Now that a few months have gone by since the birth of our daughter, I look back and see how the dialing of those external factors has slowly but surely created the structure inside which is the environment that hopefully makes her feel safe and allows her to develop healthy bonds of affection. The structure has grown alongside our daughter, as we have found she has developed new needs and wants that translate into new limits. And, as you might imagine, it’s not perfect but it’s honest work.
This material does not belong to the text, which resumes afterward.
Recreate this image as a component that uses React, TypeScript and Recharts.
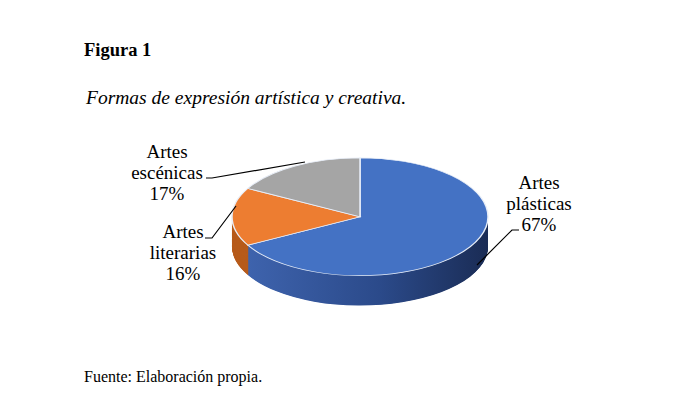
import { PieChart, Pie, Cell } from 'recharts'

const categories = ['Artes plásticas', 'Artes literarias', 'Artes escénicas']
const values = [67, 16, 17]
const topColors = ['#4472c4', '#ed7d31', '#a5a5a5']
const sideColors = ['url(#blueSide)', '#b75c1c', '#7c7c7c']

const data = categories.map((name, i) => ({ name, value: values[i] }))

// flat pie squashed vertically + stacked copies underneath = fake 3D
const TILT = 0.46
const RADIUS = 128
const DEPTH = 65
const layers = Array.from({ length: DEPTH }, (_, i) => DEPTH - i)

const labelPos: Record<string, { x: number; y: number; line: number[][] }> = {
  'Artes plásticas': { x: 539, y: 189, line: [[519, 230], [512, 230], [477, 265]] },
  'Artes literarias': { x: 183, y: 238, line: [[205, 238], [212, 238], [236, 206]] },
  'Artes escénicas': { x: 167, y: 158, line: [[206, 178], [212, 178], [305, 162]] },
}

const serif = '"Liberation Serif", "Times New Roman", serif'

export default function App() {
  return (
    <div style={{ position: 'absolute', left: 0, top: 0, width: 690, height: 394, background: '#fff', color: '#000', fontFamily: serif }}>
      <div style={{ position: 'absolute', left: 84, top: 40, fontSize: 18.5, fontWeight: 'bold' }}>Figura 1</div>
      <div style={{ position: 'absolute', left: 86, top: 87, fontSize: 19.5, fontStyle: 'italic' }}>
        Formas de expresión artística y creativa.
      </div>
      <div style={{ position: 'absolute', left: 84, top: 368, fontSize: 16 }}>Fuente: Elaboración propia.</div>

      <div
        style={{
          position: 'absolute',
          left: 229.5,
          top: 156.5,
          width: 260,
          height: 340,
          transform: `scaleY(${TILT})`,
          transformOrigin: 'top left',
        }}
      >
        <PieChart width={260} height={340} margin={{ top: 0, right: 0, bottom: 0, left: 0 }}>
          <defs>
            <linearGradient id="blueSide" x1="0" y1="0" x2="1" y2="0">
              <stop offset="0%" stopColor="#3e63ad" />
              <stop offset="55%" stopColor="#2b4a8a" />
              <stop offset="100%" stopColor="#1a2c55" />
            </linearGradient>
          </defs>
          {layers.map((d) => (
            <Pie
              key={`side-${d}`}
              data={data}
              dataKey="value"
              cx={130}
              cy={130 + d}
              outerRadius={RADIUS}
              startAngle={90}
              endAngle={-270}
              stroke="none"
              isAnimationActive={false}
              label={false}
              labelLine={false}
            >
              {data.map((e, i) => (
                <Cell key={`s-${d}-${i}`} fill={sideColors[i]} />
              ))}
            </Pie>
          ))}
          <Pie
            data={data}
            dataKey="value"
            cx={130}
            cy={130}
            outerRadius={RADIUS}
            startAngle={90}
            endAngle={-270}
            stroke="#e8eef8"
            strokeWidth={1.5}
            isAnimationActive={false}
            label={false}
            labelLine={false}
          >
            {data.map((e, i) => (
              <Cell key={`t-${i}`} fill={topColors[i]} />
            ))}
          </Pie>
        </PieChart>
      </div>

      <svg width={690} height={394} style={{ position: 'absolute', left: 0, top: 0, pointerEvents: 'none' }}>
        {data.map((e) => {
          const p = labelPos[e.name]
          const [first, ...rest] = e.name.split(' ')
          return (
            <g key={e.name}>
              <polyline points={p.line.map((q) => q.join(',')).join(' ')} fill="none" stroke="#000" strokeWidth={1.2} />
              <text x={p.x} y={p.y} textAnchor="middle" fontFamily={serif} fontSize={19} fill="#000">
                <tspan x={p.x}>{first}</tspan>
                <tspan x={p.x} dy={21}>{rest.join(' ')}</tspan>
                <tspan x={p.x} dy={21}>{e.value}%</tspan>
              </text>
            </g>
          )
        })}
      </svg>
    </div>
  )
}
As I see it, it’s your job, duty even, as a parent to create that structure. It will be faulty, it might even fail to protect your baby in an important way at a given time, but it will be yours. And that is what matters. In a few years, when your baby is an adult, they will look back to their childhood and think of you and your wife as the ones responsible for it, whether it was good, bad, or regular. No one else but you. Your son or daughter will of course have complaints and will have wanted you to handle something differently, but if you were there for them and you tried your best, the faults will never be worse than not rising to the challenge, as best as you could, of setting the limits you thought necessary at the time.
The challenge is to create a structure that is sufficiently sturdy to prevent external elements from coming in, but not too hermetic to avoid contact with the outside world. A structure sufficiently rigid so as not to bend under pressure from the outside but also sufficiently flexible that it adapts when that is more beneficial. A structure that also considers the temperament and wants of the baby as she starts to be able to voice them so it grows with her, and provides what she needs in each stage. I would like that eventually, when she is ready to get out of it, to become independent from it, that the structure my wife and I created by establishing the limits we thought necessary, works for her as a solid foundation for the rest of her life.
When you think about it, a good structure inside which the environment for feeling safe and for healthy bonds of affection to develop, is one that allows the baby, when she grows up and is ready to move on, to overcome the structure’s shortcomings on her own. In other words, even if the structure you built was not perfect, if it was good enough to produce an adult with enough self-respect, self-esteem, and determination to fulfill her goals, you will most likely have done a sufficiently good job.
In the end, a parent just needs to show up and give his best, from the very beginning. Setting limits is how you can first start and then take it from there. As with many things in life, not rising to the challenge will be far worse than any possible mistake you might fear you can make. And before you know it, you’ll look back and see how far along the person who initially went through that non-existent onboarding process has already come and how comfortable you feel in your no-longer-so-new role.